>> Begin SOURCE DATA

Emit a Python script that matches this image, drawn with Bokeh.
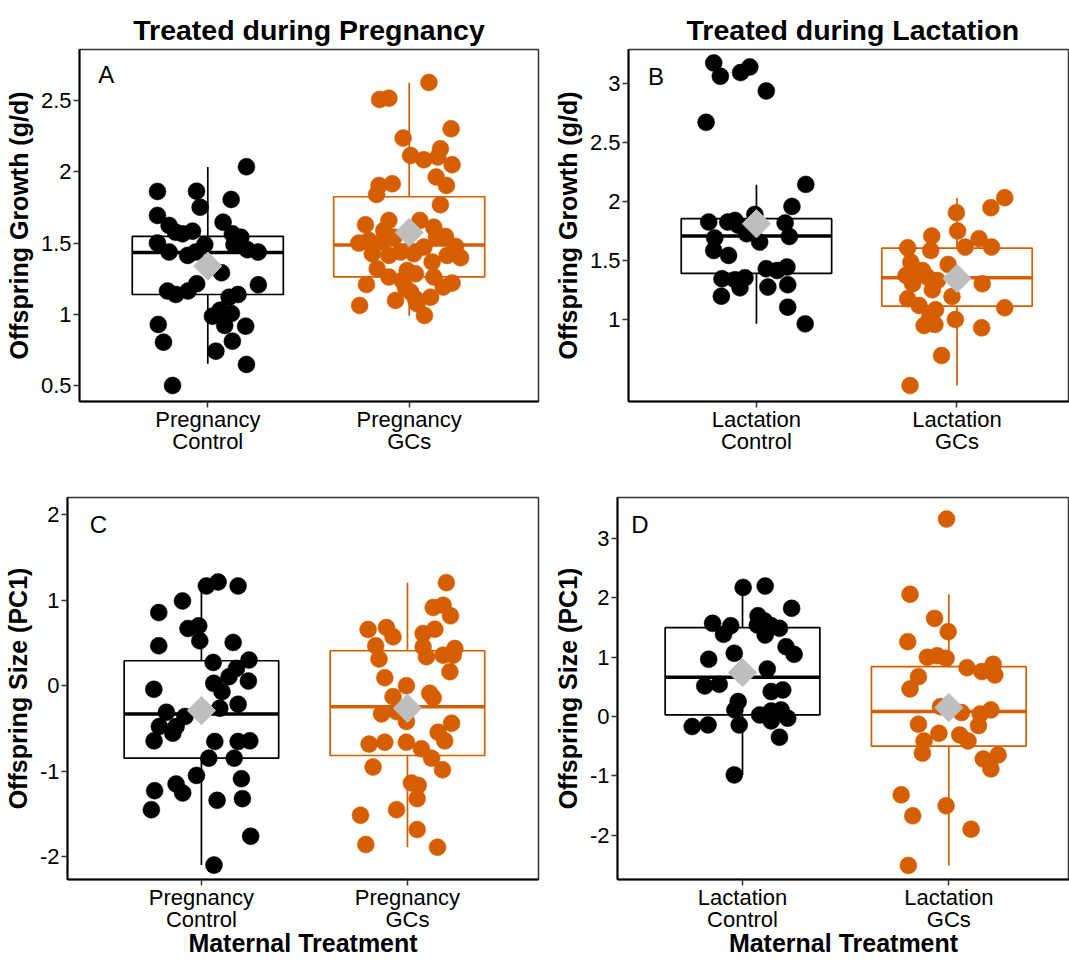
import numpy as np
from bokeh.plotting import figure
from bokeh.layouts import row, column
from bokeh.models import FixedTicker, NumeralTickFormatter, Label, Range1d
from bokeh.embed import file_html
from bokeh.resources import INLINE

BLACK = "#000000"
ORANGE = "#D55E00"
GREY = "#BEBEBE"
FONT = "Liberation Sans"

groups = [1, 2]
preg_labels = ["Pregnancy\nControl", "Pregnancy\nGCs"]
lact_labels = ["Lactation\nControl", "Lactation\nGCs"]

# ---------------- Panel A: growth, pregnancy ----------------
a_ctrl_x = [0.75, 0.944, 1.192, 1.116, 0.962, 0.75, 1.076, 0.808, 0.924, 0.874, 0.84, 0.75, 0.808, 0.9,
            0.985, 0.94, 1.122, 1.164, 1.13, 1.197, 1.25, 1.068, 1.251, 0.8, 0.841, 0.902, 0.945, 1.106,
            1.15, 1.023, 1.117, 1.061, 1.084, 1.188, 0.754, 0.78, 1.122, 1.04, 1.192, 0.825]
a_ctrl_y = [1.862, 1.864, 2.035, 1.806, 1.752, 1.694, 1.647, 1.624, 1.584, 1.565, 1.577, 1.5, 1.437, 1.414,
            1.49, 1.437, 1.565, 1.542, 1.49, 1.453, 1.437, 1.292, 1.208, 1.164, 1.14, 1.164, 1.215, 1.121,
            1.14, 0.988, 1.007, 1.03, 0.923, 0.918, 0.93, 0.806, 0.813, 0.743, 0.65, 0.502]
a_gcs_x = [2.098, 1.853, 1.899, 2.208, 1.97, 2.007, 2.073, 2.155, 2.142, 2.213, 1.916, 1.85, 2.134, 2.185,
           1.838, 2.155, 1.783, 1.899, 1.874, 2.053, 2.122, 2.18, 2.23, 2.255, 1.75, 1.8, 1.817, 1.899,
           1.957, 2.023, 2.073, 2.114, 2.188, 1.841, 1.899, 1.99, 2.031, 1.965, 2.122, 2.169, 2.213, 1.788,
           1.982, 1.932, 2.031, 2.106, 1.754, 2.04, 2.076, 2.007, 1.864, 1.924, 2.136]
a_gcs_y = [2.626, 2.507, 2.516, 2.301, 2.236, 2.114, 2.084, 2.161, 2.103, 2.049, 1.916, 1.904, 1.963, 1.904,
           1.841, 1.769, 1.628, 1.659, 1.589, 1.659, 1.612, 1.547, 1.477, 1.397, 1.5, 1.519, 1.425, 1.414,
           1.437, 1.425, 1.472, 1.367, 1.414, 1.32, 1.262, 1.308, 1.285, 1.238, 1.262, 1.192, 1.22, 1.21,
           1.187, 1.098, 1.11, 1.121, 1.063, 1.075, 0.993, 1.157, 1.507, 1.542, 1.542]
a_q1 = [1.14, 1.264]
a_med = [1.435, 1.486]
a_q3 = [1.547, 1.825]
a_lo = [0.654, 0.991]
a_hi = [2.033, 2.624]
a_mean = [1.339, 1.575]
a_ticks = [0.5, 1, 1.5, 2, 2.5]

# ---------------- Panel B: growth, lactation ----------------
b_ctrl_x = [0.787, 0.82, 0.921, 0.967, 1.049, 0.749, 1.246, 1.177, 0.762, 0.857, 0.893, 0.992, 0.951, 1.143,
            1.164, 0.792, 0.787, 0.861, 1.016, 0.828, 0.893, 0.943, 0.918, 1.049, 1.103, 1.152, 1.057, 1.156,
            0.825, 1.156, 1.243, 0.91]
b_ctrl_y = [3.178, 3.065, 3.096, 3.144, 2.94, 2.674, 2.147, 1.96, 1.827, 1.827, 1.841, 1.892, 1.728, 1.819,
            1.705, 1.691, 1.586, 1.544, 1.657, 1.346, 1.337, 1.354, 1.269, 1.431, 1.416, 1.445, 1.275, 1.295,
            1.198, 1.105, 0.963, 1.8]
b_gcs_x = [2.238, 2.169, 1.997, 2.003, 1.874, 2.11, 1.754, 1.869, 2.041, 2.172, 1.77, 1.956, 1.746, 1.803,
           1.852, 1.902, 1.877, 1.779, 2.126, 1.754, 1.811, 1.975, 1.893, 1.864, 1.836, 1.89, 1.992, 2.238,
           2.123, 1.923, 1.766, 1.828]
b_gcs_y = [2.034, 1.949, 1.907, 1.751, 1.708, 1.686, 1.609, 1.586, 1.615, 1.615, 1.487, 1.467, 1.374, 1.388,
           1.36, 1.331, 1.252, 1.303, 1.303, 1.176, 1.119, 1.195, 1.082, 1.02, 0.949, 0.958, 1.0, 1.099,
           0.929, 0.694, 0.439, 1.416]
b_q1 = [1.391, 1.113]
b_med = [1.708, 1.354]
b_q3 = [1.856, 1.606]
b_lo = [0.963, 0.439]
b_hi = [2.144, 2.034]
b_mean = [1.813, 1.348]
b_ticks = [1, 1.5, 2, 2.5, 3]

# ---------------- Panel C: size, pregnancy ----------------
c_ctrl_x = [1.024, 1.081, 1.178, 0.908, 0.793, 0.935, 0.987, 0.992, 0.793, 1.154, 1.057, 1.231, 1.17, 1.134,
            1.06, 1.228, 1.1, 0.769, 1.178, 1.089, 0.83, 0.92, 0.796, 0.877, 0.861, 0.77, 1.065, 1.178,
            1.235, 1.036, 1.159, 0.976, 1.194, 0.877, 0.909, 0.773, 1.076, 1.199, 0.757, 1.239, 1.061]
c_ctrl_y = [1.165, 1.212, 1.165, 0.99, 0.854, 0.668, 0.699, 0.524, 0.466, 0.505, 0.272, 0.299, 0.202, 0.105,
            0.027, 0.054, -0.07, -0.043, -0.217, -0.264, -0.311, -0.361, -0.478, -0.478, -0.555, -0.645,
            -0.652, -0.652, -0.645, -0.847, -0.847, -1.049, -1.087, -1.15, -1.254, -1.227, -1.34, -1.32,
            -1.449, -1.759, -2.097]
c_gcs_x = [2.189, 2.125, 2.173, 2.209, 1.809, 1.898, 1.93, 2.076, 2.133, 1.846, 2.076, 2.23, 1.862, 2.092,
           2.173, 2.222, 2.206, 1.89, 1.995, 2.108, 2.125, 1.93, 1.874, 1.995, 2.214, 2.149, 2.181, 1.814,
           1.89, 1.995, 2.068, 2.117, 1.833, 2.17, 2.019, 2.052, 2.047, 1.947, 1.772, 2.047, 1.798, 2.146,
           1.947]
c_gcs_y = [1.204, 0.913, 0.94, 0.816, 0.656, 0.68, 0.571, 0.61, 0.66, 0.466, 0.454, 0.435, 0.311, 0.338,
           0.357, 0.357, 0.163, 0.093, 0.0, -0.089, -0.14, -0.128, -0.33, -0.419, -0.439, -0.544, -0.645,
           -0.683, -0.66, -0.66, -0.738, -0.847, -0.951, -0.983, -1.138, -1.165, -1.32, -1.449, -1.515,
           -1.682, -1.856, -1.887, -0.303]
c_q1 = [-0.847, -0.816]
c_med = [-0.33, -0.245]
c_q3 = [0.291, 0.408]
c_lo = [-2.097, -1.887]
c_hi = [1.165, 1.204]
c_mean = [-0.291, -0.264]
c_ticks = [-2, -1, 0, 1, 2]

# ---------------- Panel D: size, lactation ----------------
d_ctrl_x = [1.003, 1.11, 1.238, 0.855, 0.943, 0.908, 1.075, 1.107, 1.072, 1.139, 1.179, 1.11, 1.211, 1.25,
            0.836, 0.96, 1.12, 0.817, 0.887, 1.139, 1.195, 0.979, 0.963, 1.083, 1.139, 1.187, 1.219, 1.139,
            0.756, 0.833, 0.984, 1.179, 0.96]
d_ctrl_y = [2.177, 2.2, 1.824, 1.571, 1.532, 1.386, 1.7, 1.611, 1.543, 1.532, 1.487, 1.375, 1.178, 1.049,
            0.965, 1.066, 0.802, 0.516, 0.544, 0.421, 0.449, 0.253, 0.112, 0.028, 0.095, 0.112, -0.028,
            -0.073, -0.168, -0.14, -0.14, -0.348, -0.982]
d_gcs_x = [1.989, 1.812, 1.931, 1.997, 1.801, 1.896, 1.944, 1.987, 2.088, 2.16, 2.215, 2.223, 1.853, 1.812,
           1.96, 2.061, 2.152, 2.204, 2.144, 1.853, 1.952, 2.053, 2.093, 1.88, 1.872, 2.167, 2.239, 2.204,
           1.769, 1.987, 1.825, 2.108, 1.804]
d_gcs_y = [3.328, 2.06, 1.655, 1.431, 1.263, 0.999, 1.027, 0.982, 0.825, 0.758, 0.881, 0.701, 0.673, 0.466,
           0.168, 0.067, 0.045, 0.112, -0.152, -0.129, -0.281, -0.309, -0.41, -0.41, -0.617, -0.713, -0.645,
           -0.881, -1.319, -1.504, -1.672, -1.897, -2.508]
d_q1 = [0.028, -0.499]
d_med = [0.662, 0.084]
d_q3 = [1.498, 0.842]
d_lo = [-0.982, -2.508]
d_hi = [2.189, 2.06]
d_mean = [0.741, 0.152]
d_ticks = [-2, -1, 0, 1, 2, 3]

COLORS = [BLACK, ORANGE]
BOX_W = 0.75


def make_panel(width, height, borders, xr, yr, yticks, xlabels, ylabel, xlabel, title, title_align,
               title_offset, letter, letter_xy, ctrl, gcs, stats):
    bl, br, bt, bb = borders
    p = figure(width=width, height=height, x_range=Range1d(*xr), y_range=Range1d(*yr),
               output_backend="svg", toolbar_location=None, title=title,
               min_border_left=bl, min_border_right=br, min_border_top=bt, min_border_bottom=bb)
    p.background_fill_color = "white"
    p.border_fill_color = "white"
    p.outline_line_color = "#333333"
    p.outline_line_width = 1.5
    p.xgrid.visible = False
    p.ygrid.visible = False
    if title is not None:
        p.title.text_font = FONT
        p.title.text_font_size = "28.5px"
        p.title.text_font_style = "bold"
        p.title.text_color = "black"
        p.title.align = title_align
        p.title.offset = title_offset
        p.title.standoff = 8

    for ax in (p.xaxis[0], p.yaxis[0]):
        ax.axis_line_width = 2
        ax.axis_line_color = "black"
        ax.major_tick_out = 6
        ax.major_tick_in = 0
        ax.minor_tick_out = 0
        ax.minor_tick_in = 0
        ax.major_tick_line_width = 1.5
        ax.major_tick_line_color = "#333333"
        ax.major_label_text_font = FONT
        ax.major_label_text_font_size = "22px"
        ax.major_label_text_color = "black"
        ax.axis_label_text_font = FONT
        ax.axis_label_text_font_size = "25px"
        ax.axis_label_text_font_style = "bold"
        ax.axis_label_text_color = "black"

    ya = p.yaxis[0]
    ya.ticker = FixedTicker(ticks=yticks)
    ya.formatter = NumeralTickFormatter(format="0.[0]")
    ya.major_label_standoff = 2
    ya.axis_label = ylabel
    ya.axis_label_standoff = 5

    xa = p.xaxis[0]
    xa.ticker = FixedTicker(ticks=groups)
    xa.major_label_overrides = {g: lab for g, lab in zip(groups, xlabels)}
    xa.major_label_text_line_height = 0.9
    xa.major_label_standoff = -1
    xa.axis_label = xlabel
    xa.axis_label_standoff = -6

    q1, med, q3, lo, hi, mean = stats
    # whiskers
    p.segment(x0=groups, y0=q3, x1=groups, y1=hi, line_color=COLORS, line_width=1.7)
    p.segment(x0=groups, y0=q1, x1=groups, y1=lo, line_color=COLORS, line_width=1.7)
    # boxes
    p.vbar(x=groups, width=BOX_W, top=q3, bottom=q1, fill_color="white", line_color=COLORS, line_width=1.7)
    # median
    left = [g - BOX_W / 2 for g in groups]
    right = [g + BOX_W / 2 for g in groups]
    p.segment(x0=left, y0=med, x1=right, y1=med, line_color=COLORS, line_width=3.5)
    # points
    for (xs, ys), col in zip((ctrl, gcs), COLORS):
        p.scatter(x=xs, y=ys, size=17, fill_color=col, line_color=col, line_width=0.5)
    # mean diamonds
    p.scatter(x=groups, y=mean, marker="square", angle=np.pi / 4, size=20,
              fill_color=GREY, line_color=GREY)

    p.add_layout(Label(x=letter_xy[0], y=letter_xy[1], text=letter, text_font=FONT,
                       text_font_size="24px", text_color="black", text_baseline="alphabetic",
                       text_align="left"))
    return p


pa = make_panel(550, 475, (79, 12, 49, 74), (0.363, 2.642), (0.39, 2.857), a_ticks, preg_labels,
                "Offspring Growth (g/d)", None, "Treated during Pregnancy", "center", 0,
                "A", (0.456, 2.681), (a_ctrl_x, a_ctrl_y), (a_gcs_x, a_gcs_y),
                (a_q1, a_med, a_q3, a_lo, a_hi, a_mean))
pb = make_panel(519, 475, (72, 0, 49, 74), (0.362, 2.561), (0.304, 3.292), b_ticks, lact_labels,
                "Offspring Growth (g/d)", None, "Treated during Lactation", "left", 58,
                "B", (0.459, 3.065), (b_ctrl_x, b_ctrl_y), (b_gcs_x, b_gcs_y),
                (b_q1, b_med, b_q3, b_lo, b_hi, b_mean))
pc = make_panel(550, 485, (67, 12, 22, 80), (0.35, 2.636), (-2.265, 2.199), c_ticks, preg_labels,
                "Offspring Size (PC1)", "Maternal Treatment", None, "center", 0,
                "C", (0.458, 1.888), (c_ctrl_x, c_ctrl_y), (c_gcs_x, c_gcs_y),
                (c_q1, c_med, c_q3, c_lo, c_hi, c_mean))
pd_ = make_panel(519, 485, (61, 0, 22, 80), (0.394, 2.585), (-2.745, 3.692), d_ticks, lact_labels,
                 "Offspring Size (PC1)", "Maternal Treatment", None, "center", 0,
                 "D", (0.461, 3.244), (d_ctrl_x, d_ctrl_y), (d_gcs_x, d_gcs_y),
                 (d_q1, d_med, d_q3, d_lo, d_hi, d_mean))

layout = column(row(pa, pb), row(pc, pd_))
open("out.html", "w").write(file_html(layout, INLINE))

>> End SOURCE DATA

Without any pictures, reproduce the lines from the first one in the material through the line that has "from bokeh.resources import INLINE", exactly as they appear.

Emit a Python script that matches this image, drawn with Bokeh.
import numpy as np
from bokeh.plotting import figure
from bokeh.layouts import row, column
from bokeh.models import FixedTicker, NumeralTickFormatter, Label, Range1d
from bokeh.embed import file_html
from bokeh.resources import INLINE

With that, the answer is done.